Nucleobase-functionalized acrylic ABA triblock copolymers and supramolecular blends

Reversible addition-fragmentation chain transfer (RAFT) polymerization afforded the unprecedented synthesis of well-defined acrylic ABA triblock copolymers with nucleobase-functionalized external blocks and a central poly( n -butyl acrylate) (P n BA) block. Size exclusion chromatography (SEC) confirmed the molecular weight and molecular weight distribution of the central block. 1 H NMR spectroscopy revealed the successful chain extension of the P n BA macro-chain transfer agent (CTA) using adenine or thymine-functionalized acrylic monomers.

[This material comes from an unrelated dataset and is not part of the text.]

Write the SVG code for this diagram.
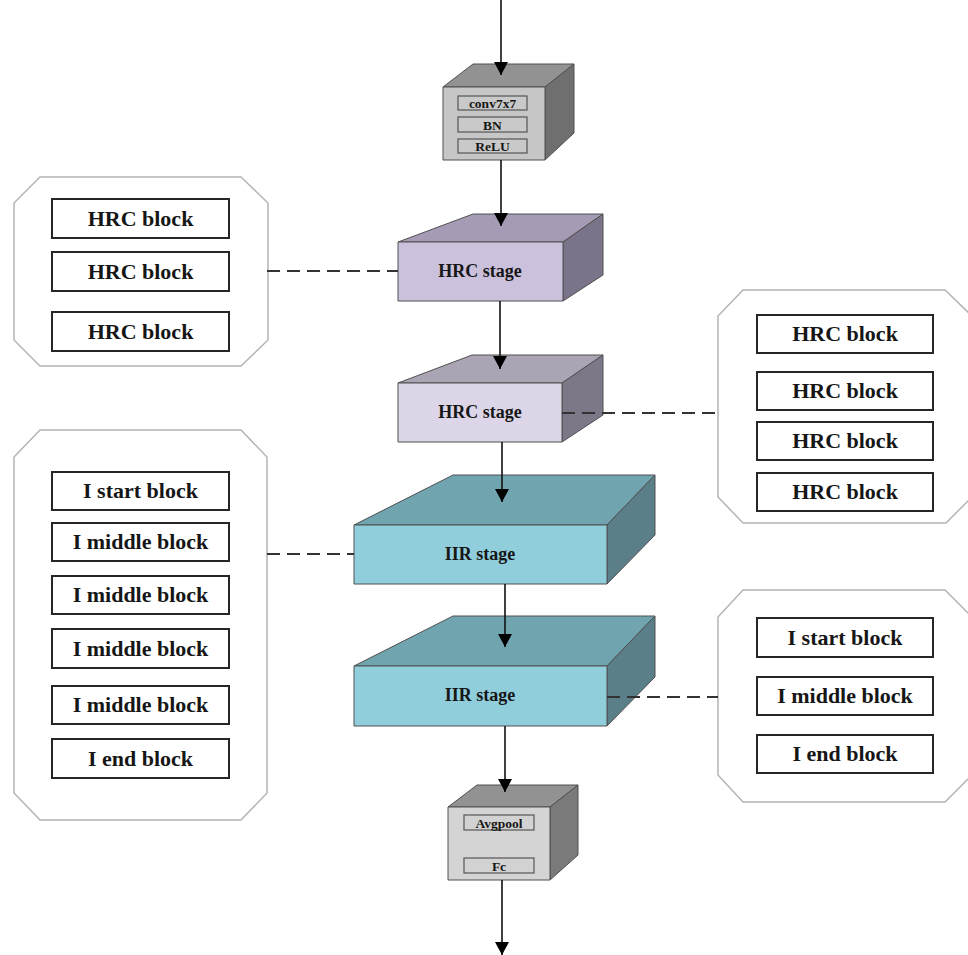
<svg xmlns="http://www.w3.org/2000/svg" width="968" height="955" viewBox="0 0 968 955">
<style>
.t{font-family:"Liberation Serif","Times New Roman",serif;font-weight:bold;fill:#161616;text-anchor:middle}
.blk{font-size:22px}
.stg{font-size:18px}
.sm{font-size:13.5px}
.panel{fill:#fff;stroke:#b4b4b4;stroke-width:1.5}
.box{fill:#fff;stroke:#262626;stroke-width:2}
.edge{stroke:#505050;stroke-width:1;stroke-linejoin:round}
.inner{stroke:#555;stroke-width:1.2}
.flow{stroke:#111;stroke-width:1.6;fill:none}
.dash{stroke:#333;stroke-width:1.8;stroke-dasharray:13 7;fill:none}
</style>
<defs>
<marker id="ah" markerWidth="14" markerHeight="14" refX="13" refY="7" orient="auto" markerUnits="userSpaceOnUse">
<path d="M0,0 L13,7 L0,14 z" fill="#000"/>
</marker>
</defs>
<rect width="968" height="955" fill="#fff"/>

<g id="conv">
<polygon class="edge" points="443,87 473,64 574,64 545,87" fill="#929292"/>
<polygon class="edge" points="545,87 574,64 574,133 545,160" fill="#6f6f6f"/>
<rect class="edge" x="443" y="87" width="102" height="73" fill="#c6c6c6"/>
<rect class="inner" x="458" y="96" width="69" height="14" fill="#c9c9c9"/>
<rect class="inner" x="458" y="117" width="69" height="15" fill="#c9c9c9"/>
<rect class="inner" x="458" y="139" width="69" height="14" fill="#c9c9c9"/>
<text class="t sm" x="492.5" y="108">conv7x7</text>
<text class="t sm" x="492.5" y="129.5">BN</text>
<text class="t sm" x="492.5" y="151">ReLU</text>
</g>

<g id="hrc-stage-1">
<polygon class="edge" points="398,242 473,214 603,214 563,242" fill="#a59bb4"/>
<polygon class="edge" points="563,242 603,214 603,275 563,301" fill="#7b7389"/>
<rect class="edge" x="398" y="242" width="165" height="59" fill="#cbc1dd"/>
<text class="t stg" x="480" y="277">HRC stage</text>
</g>

<g id="hrc-stage-2">
<polygon class="edge" points="398,383 472,355 603,355 562,383" fill="#aba4b5"/>
<polygon class="edge" points="562,383 603,355 603,415 562,442" fill="#7d7888"/>
<rect class="edge" x="398" y="383" width="164" height="59" fill="#dcd6e8"/>
<text class="t stg" x="480" y="418">HRC stage</text>
</g>

<g id="iir-stage-1">
<polygon class="edge" points="354,525 453,475 655,475 607,525" fill="#70a4af"/>
<polygon class="edge" points="607,525 655,475 655,535 607,584" fill="#5a7f88"/>
<rect class="edge" x="354" y="525" width="253" height="59" fill="#90cedc"/>
<text class="t stg" x="480" y="560">IIR stage</text>
</g>

<g id="iir-stage-2">
<polygon class="edge" points="354,666 453,616 655,616 607,666" fill="#70a4af"/>
<polygon class="edge" points="607,666 655,616 655,677 607,726" fill="#5a7f88"/>
<rect class="edge" x="354" y="666" width="253" height="60" fill="#90cedc"/>
<text class="t stg" x="480" y="701">IIR stage</text>
</g>

<g id="head">
<polygon class="edge" points="448,807 477,785 578,785 550,807" fill="#929292"/>
<polygon class="edge" points="550,807 578,785 578,855 550,880" fill="#7a7a7a"/>
<rect class="edge" x="448" y="807" width="102" height="73" fill="#d4d4d4"/>
<rect class="inner" x="464" y="815" width="70" height="15" fill="#d2d2d2"/>
<rect class="inner" x="464" y="858" width="70" height="15" fill="#d2d2d2"/>
<text class="t sm" x="499" y="827.5">Avgpool</text>
<text class="t sm" x="499" y="870.5">Fc</text>
</g>

<g id="panel-hrc-1">
<polygon class="panel" points="40,177 241,177 268,203 268,340 241,366 40,366 14,340 14,203"/>
<rect class="box" x="52" y="199" width="177" height="39"/>
<rect class="box" x="52" y="252" width="177" height="39"/>
<rect class="box" x="52" y="312" width="177" height="39"/>
<text class="t blk" x="140.5" y="226">HRC block</text>
<text class="t blk" x="140.5" y="279">HRC block</text>
<text class="t blk" x="140.5" y="339">HRC block</text>
</g>

<g id="panel-hrc-2">
<polygon class="panel" points="743,290 945,290 972,316 972,497 946,523 743,523 718,497 718,316"/>
<rect class="box" x="757" y="315" width="176" height="38"/>
<rect class="box" x="757" y="372" width="176" height="38"/>
<rect class="box" x="757" y="422" width="176" height="38"/>
<rect class="box" x="757" y="473" width="176" height="38"/>
<text class="t blk" x="845" y="341">HRC block</text>
<text class="t blk" x="845" y="398">HRC block</text>
<text class="t blk" x="845" y="448">HRC block</text>
<text class="t blk" x="845" y="499">HRC block</text>
</g>

<g id="panel-iir-1">
<polygon class="panel" points="40,430 241,430 267,457 267,793 241,820 40,820 14,793 14,457"/>
<rect class="box" x="52" y="472" width="177" height="38"/>
<rect class="box" x="52" y="523" width="177" height="38"/>
<rect class="box" x="52" y="576" width="177" height="38"/>
<rect class="box" x="52" y="629" width="177" height="39"/>
<rect class="box" x="52" y="686" width="177" height="38"/>
<rect class="box" x="52" y="739" width="177" height="39"/>
<text class="t blk" x="140.5" y="498">I start block</text>
<text class="t blk" x="140.5" y="549">I middle block</text>
<text class="t blk" x="140.5" y="602">I middle block</text>
<text class="t blk" x="140.5" y="656">I middle block</text>
<text class="t blk" x="140.5" y="712">I middle block</text>
<text class="t blk" x="140.5" y="766">I end block</text>
</g>

<g id="panel-iir-2">
<polygon class="panel" points="743,590 945,590 972,617 972,775 945,802 743,802 718,775 718,617"/>
<rect class="box" x="757" y="618" width="176" height="39"/>
<rect class="box" x="757" y="677" width="176" height="38"/>
<rect class="box" x="757" y="735" width="176" height="38"/>
<text class="t blk" x="845" y="645">I start block</text>
<text class="t blk" x="845" y="703">I middle block</text>
<text class="t blk" x="845" y="761">I end block</text>
</g>

<g id="connectors">
<line class="flow" x1="501" y1="0" x2="501" y2="75" marker-end="url(#ah)"/>
<line class="flow" x1="501" y1="160" x2="501" y2="226" marker-end="url(#ah)"/>
<line class="flow" x1="500" y1="301" x2="500" y2="369" marker-end="url(#ah)"/>
<line class="flow" x1="502" y1="442" x2="502" y2="502" marker-end="url(#ah)"/>
<line class="flow" x1="505" y1="584" x2="505" y2="647" marker-end="url(#ah)"/>
<line class="flow" x1="505" y1="726" x2="505" y2="792" marker-end="url(#ah)"/>
<line class="flow" x1="502" y1="880" x2="502" y2="955" marker-end="url(#ah)"/>
<line class="dash" x1="267" y1="271" x2="398" y2="271"/>
<line class="dash" x1="562" y1="413" x2="718" y2="413"/>
<line class="dash" x1="267" y1="554" x2="354" y2="554"/>
<line class="dash" x1="607" y1="697" x2="718" y2="697"/>
</g>
</svg>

The acrylic monomer with a flexible spacer to the pendant nucleobases promoted intermolecular recognition of nucleobases and long range segmental motion of polymer main chains. The external block glass transition temperatures ( T g 's) of thymine (T) and adenine (A) functionalized blocks were 52 °C and 76 °C, respectively. Thermomechanical and morphological analysis revealed the effect of processing conditions on self-assembly and microphase-separated morphology of nucleobase-functionalized ABA copolymers. Thymine and adenine-functionalized ABA triblocks formed a thermodynamically stable, hydrogen-bonded complex upon blending. The supramolecular blend exhibited a cylindrical microphase-separated morphology with an extended plateau window compared to the individual block copolymers. The complementary hydrogen bonding between adenine and thymine formed a thermally labile, physically crosslinked, network that exhibited enhanced mechanical performance with melt processability. Thus, these ABA nucleobase-functionalized block copolymers demonstrate potential as thermoplastic elastomers for hot melt adhesives and coatings.